▶ MATERIAL
━━━━━━━━━━━━━━━━━━━━━━━━━━━━━━
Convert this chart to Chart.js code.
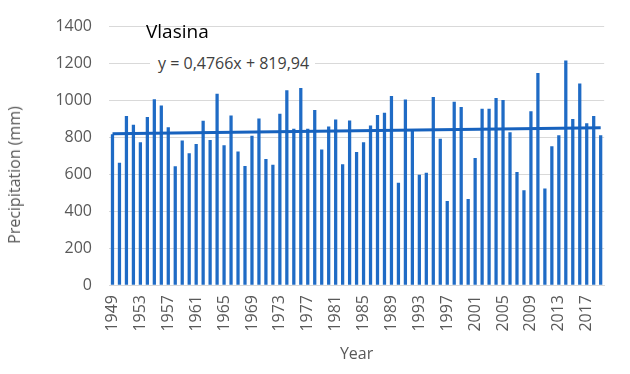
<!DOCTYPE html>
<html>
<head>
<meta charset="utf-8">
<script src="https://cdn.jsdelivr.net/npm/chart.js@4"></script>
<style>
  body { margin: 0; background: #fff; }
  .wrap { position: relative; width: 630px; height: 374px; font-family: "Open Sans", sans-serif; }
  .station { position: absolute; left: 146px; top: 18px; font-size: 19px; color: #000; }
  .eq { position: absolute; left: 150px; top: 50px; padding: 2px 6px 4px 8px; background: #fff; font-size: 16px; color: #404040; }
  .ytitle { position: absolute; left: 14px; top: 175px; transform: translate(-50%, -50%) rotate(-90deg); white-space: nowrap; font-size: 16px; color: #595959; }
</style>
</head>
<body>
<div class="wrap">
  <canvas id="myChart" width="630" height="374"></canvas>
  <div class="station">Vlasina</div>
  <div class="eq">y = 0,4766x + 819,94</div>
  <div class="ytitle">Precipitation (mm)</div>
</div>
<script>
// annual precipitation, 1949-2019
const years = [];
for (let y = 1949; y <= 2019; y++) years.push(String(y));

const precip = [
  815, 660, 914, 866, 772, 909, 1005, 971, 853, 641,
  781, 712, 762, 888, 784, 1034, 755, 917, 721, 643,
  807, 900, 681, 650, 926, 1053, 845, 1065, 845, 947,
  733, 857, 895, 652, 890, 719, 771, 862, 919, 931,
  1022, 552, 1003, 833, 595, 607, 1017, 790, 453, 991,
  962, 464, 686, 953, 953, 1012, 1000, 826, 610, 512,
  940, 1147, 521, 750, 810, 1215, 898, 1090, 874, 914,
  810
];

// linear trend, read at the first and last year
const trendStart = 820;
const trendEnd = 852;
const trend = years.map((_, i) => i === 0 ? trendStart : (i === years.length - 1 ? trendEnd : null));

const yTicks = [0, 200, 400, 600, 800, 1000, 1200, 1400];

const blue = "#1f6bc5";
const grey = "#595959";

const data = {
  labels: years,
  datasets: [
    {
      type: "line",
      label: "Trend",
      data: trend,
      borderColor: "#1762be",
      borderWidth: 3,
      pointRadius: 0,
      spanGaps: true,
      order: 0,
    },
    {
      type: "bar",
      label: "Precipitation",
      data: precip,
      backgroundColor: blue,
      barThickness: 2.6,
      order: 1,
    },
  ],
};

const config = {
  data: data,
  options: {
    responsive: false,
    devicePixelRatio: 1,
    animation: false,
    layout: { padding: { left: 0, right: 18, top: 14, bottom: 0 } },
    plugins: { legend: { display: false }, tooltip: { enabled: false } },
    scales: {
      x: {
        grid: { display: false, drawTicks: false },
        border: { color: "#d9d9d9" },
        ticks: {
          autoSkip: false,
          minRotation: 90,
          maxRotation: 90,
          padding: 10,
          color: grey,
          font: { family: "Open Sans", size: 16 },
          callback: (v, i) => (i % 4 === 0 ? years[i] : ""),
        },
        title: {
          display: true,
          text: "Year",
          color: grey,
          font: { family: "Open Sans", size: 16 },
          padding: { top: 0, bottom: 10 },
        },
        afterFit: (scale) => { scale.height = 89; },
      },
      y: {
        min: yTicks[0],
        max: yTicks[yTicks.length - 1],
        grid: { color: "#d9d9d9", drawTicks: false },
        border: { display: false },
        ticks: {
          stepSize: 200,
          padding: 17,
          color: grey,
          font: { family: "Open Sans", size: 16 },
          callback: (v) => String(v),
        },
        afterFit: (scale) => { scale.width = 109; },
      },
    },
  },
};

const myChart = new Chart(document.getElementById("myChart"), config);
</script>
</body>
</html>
━━━━━━━━━━━━━━━━━━━━━━━━━━━━━━
Every line should be retyped exactly, with the pictures omitted.

Convert this chart to Chart.js code.
<!DOCTYPE html>
<html>
<head>
<meta charset="utf-8">
<script src="https://cdn.jsdelivr.net/npm/chart.js@4"></script>
<style>
  body { margin: 0; background: #fff; }
  .wrap { position: relative; width: 630px; height: 374px; font-family: "Open Sans", sans-serif; }
  .station { position: absolute; left: 146px; top: 18px; font-size: 19px; color: #000; }
  .eq { position: absolute; left: 150px; top: 50px; padding: 2px 6px 4px 8px; background: #fff; font-size: 16px; color: #404040; }
  .ytitle { position: absolute; left: 14px; top: 175px; transform: translate(-50%, -50%) rotate(-90deg); white-space: nowrap; font-size: 16px; color: #595959; }
</style>
</head>
<body>
<div class="wrap">
  <canvas id="myChart" width="630" height="374"></canvas>
  <div class="station">Vlasina</div>
  <div class="eq">y = 0,4766x + 819,94</div>
  <div class="ytitle">Precipitation (mm)</div>
</div>
<script>
// annual precipitation, 1949-2019
const years = [];
for (let y = 1949; y <= 2019; y++) years.push(String(y));

const precip = [
  815, 660, 914, 866, 772, 909, 1005, 971, 853, 641,
  781, 712, 762, 888, 784, 1034, 755, 917, 721, 643,
  807, 900, 681, 650, 926, 1053, 845, 1065, 845, 947,
  733, 857, 895, 652, 890, 719, 771, 862, 919, 931,
  1022, 552, 1003, 833, 595, 607, 1017, 790, 453, 991,
  962, 464, 686, 953, 953, 1012, 1000, 826, 610, 512,
  940, 1147, 521, 750, 810, 1215, 898, 1090, 874, 914,
  810
];

// linear trend, read at the first and last year
const trendStart = 820;
const trendEnd = 852;
const trend = years.map((_, i) => i === 0 ? trendStart : (i === years.length - 1 ? trendEnd : null));

const yTicks = [0, 200, 400, 600, 800, 1000, 1200, 1400];

const blue = "#1f6bc5";
const grey = "#595959";

const data = {
  labels: years,
  datasets: [
    {
      type: "line",
      label: "Trend",
      data: trend,
      borderColor: "#1762be",
      borderWidth: 3,
      pointRadius: 0,
      spanGaps: true,
      order: 0,
    },
    {
      type: "bar",
      label: "Precipitation",
      data: precip,
      backgroundColor: blue,
      barThickness: 2.6,
      order: 1,
    },
  ],
};

const config = {
  data: data,
  options: {
    responsive: false,
    devicePixelRatio: 1,
    animation: false,
    layout: { padding: { left: 0, right: 18, top: 14, bottom: 0 } },
    plugins: { legend: { display: false }, tooltip: { enabled: false } },
    scales: {
      x: {
        grid: { display: false, drawTicks: false },
        border: { color: "#d9d9d9" },
        ticks: {
          autoSkip: false,
          minRotation: 90,
          maxRotation: 90,
          padding: 10,
          color: grey,
          font: { family: "Open Sans", size: 16 },
          callback: (v, i) => (i % 4 === 0 ? years[i] : ""),
        },
        title: {
          display: true,
          text: "Year",
          color: grey,
          font: { family: "Open Sans", size: 16 },
          padding: { top: 0, bottom: 10 },
        },
        afterFit: (scale) => { scale.height = 89; },
      },
      y: {
        min: yTicks[0],
        max: yTicks[yTicks.length - 1],
        grid: { color: "#d9d9d9", drawTicks: false },
        border: { display: false },
        ticks: {
          stepSize: 200,
          padding: 17,
          color: grey,
          font: { family: "Open Sans", size: 16 },
          callback: (v) => String(v),
        },
        afterFit: (scale) => { scale.width = 109; },
      },
    },
  },
};

const myChart = new Chart(document.getElementById("myChart"), config);
</script>
</body>
</html>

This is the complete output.